Walk into the new five-table spot and you’re met by warm, dark red hues, pulsing David Byrne and such, aggressively friendly server/owner/hosts, and a Bangkok-y aesthetic out of the less disastrous parts of “Only God Forgives.” It’s about then that you'll be greeted with a wait time prognosis. It probably won’t be good. And it probably won’t be comfortable, as their no text-when-table-is-ready policy will leave you on the street, checking the time on your phone, eyeing the endless edamame mounds through the window, or anxious and uncertain, as you hurriedly crush a pre-dinner drink at Halliday’s.
But within the next hour or so, you should be seated, greeted with plenty on the menu that the uninitiated may need help with. Like sake. Our server/bartender was quick with the recommendations, fast to point out, more than aptly, and with regard to its esoteric nature, “it’s like wine.” We thought it was wine. So one probably can and should run the conversational gamut between the sweet and the dry, between Zipang and Maboroshi, between sparkling rose, and junmai ginjo. Or there are always the non-stuffy comforts of a Hopothesis IPA, or a boozy, brain-freezy Brandy Old Fashioned slushie, the latter reminding, unlike Ardent, this is a spot not exactly taking itself too seriously.

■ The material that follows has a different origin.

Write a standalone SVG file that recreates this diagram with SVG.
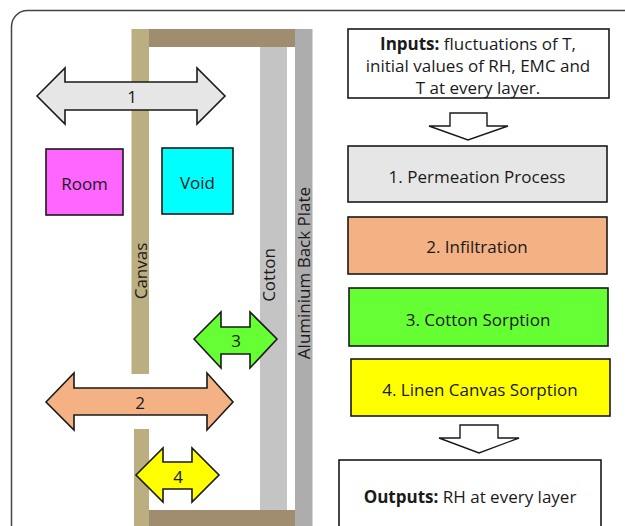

Whatever the alcoholic option, a perfectly crisp, accompanying starting point is a seafood “tin.” You can choose between smoked mussels, chili and sardines, stuffed squid, smoked mackerel or chili mackerel. Our server assured us of the top shelf seafood quality, letting linger the line “they're from Spain,” this seeming to indicate all we’d need to know of it’s superiority. Still, if it feels a bit odd throwing down at a trendy restaurant for pre-packaged fare, you can rest assured these are certainly not your grandfather’s sardines. All the little oily sea critters we plucked from their metallic homes were delightfully pungent, salty, perfect to douse with chili oil, or sprinkle with the peppery Shichimi Togarashi, while drinking, pondering the Ocean’s fare and just what the hell it means to be a “ramen shop.”
It’s a bit harder for a waiter to speak to the quality or the presence of Spam. But order up a “Snack Pack” and you’ll find yourself constructing little tacos of a whipped version on the canned meat, like a creamy bologna, bedded neatly by surprisingly durable nori, topped with zesty pickle wedges, and begging for alternating spurts of a spicy yellow mayo and a horseradish-y, zesty Bulldog sauce. At this point you might realize it’s maybe silly to question the process, impossible to argue with the resultant mouth entrance.
But through it all, even through the zesty Shishito pepper appetizer with it’s deep, dark unagi sauce and delightful Bonito flakes, or the inevitable edamame, if you’re here, you should be here for one dish, the one in the restaurant’s name, after all, and the one the waiter asked us about as if there was no question our guts would be getting at least one of the three options therein. You could sample a mushroom miso, with enoki mushroom, miso, scallions, bamboo shoots, egg, and greens; or the chilled smoked trout shio, with nori, cucumber, crispy trout skin, and roe; but it’s the Tonkotsu that put Carlisle’s after-hours pet project on the map - literally. Here there is a fun little fish cake, salty wasabi greens. But the lasting impressions is entirely of a silky, milky, egg-washed broth, with mounds of steaming noodles, pockets of pork chunkage, and an unending richness. Really, the broth is almost disarmingly savory, literally bursting with hearty flavors, it all supporting the bobbing hardboiled eggs that are some of the best yolk bombs imaginable.
Exiting with stomach sloshing, it’s easy to get lost in revelry, wonder over just what makes ramen today so appealing, enticing. It strikes deep in the heart and gut of flavor country, yielding a complex bowl that is deeply satisfying, impossible to stop slurping, attacking with spoon and then chop sticks, it’s also an ethnic adventure of contrasting flavor notes and textures, but, is still as knowable as noodle soup. Simply, it’s high quality comfort food. And, as it turns out, you don’t have to know too much, to be too cool, to enjoy Red Light. Regardless, with reality blowing back in these next few months, this should well be the dream restaurant of Milwaukee winter time. If and whenever you can snag a table.